Chris Braunlich: Universal preschool more about politics than education

Virginia Gov. Tim Kaine’s administration is finally admitting the real reason he wants his taxpayer-financed preschool proposal to be universal — and it has nothing to do with children.

“Public programs for just at-risk students don’t have the broader constituency of support as one that includes all children,” Secretary of Education Tom Morris told a Charlottesville public forum last month.

In other words, it’s all about the politics: The more you expand a program, the more support it will generate — even though it will cost taxpayers a lot more.

Kaine, who spent time as a young missionary helping the poor of Central America, thus appears to be in the odd position of advocating a solution based on the assumption that other Virginians don’t share his better instincts.

The National Institute for Early Education Research notes that more than 78 percent of 4-year-olds from wealthy families making $100,000 a year already attend preschool. Kaine’s concept simply shifts the cost to the rest of the state’s taxpayers, creating a huge new entitlement program certain to drive future tax increases.

The governor’s Start Strong Council cites a number of studies, that clearly show that quality preschool helps at-risk students, and that programs that help prepare them for public school should be improved. But the studies don’t show the same effect for upper and middle-income children.

Kathy Glazer, director of the Governor’s Working Group on Early Childhood Initiatives, agreed that the studies are “focusing on at-risk children.” She suggested that the program needed to include middle- and upper-class kids because quality teachers won’t be attracted to classes of only at-risk children.

But in a world of limited dollars, creating a program for everyone — instead of targeting children who need it most — sets up a competitive situation in which parents who know how to work the system will be most likely to access the resources.

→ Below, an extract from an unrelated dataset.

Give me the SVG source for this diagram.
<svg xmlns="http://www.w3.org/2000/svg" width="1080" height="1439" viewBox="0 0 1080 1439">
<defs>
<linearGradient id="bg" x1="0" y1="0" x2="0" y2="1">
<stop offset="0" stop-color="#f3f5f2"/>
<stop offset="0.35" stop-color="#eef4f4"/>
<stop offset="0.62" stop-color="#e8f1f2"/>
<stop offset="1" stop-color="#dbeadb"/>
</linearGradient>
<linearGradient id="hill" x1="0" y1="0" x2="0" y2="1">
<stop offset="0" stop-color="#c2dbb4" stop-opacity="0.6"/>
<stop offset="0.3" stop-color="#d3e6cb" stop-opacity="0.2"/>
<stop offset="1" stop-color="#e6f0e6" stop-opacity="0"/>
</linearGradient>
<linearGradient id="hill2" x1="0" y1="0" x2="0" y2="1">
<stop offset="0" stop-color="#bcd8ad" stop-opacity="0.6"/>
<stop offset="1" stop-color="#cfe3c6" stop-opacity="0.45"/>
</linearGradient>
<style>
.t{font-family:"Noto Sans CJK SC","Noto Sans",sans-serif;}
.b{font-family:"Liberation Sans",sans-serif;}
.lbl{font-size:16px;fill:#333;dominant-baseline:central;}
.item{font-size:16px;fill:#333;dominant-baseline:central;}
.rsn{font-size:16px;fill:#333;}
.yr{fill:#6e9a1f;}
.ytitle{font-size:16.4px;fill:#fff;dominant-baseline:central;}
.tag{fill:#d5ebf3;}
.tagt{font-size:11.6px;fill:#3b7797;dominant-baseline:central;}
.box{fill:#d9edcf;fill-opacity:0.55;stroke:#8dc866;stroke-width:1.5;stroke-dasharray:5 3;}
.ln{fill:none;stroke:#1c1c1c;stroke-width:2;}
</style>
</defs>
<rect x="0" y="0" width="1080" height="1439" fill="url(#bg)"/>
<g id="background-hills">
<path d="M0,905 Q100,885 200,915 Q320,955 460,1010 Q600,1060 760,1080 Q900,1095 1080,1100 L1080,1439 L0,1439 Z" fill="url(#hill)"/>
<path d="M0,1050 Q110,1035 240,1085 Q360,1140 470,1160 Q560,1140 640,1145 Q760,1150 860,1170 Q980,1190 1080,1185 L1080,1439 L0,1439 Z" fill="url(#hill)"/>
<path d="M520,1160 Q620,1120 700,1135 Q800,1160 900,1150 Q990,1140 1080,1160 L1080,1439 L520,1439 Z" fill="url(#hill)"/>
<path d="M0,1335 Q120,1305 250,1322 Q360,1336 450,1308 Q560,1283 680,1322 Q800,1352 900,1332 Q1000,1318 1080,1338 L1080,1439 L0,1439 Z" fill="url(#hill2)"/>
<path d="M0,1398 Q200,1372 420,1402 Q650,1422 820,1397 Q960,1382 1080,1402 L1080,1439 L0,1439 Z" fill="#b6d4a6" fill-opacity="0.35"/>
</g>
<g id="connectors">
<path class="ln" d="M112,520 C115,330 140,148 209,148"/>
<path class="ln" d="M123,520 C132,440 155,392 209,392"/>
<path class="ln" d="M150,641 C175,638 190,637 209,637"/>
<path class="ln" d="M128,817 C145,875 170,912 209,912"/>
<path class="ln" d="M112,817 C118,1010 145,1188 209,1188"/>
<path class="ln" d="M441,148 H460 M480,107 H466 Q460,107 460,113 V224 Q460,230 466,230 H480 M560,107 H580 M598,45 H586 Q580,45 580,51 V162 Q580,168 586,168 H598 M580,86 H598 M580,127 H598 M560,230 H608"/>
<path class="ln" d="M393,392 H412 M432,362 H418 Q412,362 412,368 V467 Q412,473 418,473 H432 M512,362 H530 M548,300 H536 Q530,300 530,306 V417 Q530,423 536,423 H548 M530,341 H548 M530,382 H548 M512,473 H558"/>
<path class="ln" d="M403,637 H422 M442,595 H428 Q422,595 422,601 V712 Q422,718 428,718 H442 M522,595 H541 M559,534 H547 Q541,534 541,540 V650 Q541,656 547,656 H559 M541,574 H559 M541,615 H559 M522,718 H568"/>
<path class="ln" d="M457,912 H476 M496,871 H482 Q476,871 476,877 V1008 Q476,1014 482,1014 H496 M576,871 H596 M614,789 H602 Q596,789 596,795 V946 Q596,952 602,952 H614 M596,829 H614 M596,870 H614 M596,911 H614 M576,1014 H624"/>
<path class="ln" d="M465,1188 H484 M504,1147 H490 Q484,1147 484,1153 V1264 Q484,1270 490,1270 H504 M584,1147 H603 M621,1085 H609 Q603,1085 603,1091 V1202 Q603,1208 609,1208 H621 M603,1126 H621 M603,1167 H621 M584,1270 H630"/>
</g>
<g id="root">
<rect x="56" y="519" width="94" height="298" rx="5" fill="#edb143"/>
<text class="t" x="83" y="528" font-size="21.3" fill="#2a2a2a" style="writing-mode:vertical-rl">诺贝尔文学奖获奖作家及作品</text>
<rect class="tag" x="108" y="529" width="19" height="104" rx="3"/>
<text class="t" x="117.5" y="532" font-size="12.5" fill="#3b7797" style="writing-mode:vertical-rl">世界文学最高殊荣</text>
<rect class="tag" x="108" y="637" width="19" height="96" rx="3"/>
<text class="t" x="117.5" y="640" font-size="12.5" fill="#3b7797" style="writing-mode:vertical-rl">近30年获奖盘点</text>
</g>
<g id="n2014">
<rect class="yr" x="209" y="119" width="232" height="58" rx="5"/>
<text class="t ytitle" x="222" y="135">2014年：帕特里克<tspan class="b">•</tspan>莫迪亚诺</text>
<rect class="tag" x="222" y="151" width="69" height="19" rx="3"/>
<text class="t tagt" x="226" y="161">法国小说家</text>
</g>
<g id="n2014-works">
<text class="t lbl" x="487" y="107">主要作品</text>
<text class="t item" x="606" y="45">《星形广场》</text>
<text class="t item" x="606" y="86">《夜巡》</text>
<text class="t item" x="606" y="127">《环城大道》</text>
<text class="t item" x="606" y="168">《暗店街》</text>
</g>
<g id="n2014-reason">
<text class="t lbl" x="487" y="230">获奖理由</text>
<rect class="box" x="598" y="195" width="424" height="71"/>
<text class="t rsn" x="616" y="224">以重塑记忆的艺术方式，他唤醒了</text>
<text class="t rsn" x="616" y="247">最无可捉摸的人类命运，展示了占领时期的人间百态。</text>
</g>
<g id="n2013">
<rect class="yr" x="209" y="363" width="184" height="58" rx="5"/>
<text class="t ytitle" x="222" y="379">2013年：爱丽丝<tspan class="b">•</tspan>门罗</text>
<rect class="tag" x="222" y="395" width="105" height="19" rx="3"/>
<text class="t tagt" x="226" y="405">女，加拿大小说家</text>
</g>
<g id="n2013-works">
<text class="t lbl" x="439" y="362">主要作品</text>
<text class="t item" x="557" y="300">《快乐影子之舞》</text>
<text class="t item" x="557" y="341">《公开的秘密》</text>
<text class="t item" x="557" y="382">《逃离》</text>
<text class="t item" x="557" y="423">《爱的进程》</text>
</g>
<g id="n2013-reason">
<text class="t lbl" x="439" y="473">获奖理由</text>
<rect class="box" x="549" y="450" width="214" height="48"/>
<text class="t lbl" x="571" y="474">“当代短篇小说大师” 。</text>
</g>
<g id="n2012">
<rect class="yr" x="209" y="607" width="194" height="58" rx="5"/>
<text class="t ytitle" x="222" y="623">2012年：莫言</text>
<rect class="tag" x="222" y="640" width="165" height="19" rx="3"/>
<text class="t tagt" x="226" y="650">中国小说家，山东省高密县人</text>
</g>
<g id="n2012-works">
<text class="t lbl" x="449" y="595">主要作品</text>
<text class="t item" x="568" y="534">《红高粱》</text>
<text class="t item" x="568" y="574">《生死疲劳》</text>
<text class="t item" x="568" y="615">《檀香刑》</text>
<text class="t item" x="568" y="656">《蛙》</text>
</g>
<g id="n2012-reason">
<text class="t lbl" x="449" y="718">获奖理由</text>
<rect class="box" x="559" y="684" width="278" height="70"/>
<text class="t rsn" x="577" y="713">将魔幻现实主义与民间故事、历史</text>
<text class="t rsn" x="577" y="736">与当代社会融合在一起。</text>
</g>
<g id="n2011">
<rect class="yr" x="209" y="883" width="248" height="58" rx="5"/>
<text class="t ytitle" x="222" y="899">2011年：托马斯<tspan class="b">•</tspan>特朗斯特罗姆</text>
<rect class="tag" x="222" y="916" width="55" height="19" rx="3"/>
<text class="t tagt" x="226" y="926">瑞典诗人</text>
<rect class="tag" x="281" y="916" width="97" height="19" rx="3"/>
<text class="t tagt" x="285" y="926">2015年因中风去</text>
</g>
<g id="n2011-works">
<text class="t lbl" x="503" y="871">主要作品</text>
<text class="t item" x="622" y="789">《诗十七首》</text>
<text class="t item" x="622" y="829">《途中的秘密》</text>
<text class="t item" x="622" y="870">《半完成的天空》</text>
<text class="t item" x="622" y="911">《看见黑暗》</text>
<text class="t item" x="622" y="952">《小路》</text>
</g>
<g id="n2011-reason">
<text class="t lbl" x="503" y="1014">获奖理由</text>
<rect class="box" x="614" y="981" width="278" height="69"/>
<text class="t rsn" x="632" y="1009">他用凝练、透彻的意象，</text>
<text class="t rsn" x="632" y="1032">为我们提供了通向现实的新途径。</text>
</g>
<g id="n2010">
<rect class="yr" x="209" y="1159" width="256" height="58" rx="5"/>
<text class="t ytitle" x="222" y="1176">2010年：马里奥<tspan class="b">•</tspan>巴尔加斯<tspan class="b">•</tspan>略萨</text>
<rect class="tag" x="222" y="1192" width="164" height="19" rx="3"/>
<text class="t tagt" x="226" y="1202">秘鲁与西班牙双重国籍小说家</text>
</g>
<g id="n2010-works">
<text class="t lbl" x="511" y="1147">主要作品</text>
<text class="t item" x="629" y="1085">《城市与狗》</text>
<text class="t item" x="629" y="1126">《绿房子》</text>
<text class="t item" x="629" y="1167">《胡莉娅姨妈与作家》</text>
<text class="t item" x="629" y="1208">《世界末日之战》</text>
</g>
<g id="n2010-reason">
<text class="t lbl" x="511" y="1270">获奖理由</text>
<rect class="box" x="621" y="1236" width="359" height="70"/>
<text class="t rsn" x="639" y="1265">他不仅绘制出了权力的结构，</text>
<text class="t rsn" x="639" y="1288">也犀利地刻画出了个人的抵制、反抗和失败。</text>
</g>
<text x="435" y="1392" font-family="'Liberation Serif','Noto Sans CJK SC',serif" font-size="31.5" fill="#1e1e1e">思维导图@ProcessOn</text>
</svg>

More importantly, Virginia still doesn’t have a handle on existing preschool programs. The Virginia Preschool Initiative for At-Risk Four-Year-Olds has been in existence for more than 10 years. In 2004, its appropriations jumped from $18.9 million to $47.4 million. Only in the last two years, however, has the General Assembly required it to align its outcomes with expectations for incoming kindergarteners. And there’s never been a study of Virginia’s current preschool program to determine whether it’s actually accomplishing what it’s supposed to do.

Kaine’s recommended pilot program doesn’t offer specifics on what to study Glazer says it’s still in its “design phase,” but both she and members of the governor’s staff have indicated that the goal is “not to look at immediate student outcomes, but to test this model of public-private partnership.” In other words, the pilot simply assumes that universal preschool is desperately needed by everyone. Having already decided that, their only question is making it work.

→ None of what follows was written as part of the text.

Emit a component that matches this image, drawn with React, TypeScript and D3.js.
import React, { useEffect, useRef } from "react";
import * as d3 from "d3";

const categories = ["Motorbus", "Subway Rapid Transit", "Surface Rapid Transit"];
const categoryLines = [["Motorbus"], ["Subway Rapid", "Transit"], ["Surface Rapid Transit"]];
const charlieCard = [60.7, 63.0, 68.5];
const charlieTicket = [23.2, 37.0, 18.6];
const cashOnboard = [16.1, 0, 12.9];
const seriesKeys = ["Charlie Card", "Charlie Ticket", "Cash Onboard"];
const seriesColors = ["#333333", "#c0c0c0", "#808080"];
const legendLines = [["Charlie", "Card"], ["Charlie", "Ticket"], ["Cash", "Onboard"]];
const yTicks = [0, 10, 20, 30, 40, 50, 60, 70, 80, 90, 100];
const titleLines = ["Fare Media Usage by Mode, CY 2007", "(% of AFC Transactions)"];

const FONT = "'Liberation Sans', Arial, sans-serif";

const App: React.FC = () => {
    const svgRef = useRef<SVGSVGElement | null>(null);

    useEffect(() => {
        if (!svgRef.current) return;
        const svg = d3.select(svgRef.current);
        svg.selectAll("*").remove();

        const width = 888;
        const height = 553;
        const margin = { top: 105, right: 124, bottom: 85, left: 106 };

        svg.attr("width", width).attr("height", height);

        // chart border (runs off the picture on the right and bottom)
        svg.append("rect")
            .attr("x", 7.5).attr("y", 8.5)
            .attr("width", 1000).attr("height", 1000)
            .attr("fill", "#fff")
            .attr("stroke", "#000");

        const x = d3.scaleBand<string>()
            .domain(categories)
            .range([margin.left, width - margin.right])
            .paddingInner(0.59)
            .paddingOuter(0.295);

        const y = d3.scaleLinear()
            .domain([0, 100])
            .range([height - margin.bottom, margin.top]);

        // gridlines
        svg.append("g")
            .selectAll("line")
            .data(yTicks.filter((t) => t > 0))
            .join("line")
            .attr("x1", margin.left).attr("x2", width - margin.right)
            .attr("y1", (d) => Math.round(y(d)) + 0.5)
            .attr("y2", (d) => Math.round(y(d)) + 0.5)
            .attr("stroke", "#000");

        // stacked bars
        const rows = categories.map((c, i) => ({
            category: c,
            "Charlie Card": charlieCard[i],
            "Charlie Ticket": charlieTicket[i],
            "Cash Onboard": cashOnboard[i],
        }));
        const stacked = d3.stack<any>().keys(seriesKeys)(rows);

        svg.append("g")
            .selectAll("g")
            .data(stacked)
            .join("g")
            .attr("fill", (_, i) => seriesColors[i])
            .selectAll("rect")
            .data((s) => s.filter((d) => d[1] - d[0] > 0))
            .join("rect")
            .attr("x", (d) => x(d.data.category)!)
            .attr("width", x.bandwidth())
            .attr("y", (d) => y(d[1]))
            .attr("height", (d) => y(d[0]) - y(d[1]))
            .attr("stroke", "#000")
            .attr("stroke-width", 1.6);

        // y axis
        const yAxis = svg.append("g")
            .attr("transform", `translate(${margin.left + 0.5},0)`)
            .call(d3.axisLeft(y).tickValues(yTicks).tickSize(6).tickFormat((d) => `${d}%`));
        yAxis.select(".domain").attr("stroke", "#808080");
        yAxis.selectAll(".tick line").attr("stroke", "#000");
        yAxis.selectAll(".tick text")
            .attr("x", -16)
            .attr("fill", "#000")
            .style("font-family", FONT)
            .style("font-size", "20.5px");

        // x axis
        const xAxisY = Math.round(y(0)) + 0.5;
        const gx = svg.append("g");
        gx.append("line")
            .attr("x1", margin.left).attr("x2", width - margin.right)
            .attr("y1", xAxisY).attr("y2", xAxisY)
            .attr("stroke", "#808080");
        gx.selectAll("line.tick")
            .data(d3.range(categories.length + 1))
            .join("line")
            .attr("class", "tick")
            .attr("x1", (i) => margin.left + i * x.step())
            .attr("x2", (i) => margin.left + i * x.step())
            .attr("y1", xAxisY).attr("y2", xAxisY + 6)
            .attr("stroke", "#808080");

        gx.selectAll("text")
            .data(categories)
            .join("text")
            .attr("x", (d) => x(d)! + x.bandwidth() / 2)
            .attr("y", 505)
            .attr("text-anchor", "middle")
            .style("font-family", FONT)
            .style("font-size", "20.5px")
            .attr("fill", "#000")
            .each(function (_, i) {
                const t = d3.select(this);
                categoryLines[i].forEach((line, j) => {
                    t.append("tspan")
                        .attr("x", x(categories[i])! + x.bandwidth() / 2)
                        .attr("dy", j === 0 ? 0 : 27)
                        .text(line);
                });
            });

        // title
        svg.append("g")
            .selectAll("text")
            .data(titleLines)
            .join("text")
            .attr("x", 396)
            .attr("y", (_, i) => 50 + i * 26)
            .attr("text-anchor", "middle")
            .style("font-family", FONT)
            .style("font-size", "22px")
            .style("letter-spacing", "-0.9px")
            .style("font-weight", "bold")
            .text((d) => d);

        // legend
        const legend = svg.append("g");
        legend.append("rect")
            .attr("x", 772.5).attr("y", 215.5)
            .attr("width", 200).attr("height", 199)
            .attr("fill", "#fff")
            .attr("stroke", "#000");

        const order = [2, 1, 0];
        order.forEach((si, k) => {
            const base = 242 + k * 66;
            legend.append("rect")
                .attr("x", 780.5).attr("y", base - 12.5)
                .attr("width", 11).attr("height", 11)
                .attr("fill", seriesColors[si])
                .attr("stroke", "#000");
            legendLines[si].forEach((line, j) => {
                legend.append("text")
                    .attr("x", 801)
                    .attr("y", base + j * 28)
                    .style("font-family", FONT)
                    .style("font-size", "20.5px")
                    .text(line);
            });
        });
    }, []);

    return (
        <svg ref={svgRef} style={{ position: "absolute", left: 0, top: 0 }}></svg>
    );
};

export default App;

A true pilot would disaggregate student scores and other data by socioeconomic status to see if preschool really makes an impact with middle- and upper-class children, use a control group to assess that impact, and collect long-term data to see why so many studies show a fall-off in student performance after they enter public school.

The governor has also called for creation of a “Quality Ratings System” to assist parents in choosing a preschool program but doesn’t suggest looking at the cost of various quality components.

A report by the National Institute for Early Education Research notes that only Arkansas has achieved at least nine of 10 “quality benchmarks,” but at a cost of more than $7,800 per child — well above Virginia’s current cost of $5,700 per child and a figure that would blow Kaine’s cost estimates out of the water.

The General Assembly has been asked to fund both the pilot program and create the quality ratings system. They would be wrong to reject it out of hand, but more wrong to approve it without insisting on a pilot that actually studies the effectiveness of universal preschool and gives some sense of what this all will cost somewhere down the road.

Chris Braunlich, a former member of the Fairfax County School Board, is vice president of the Thomas Jefferson Institute for Public Policy.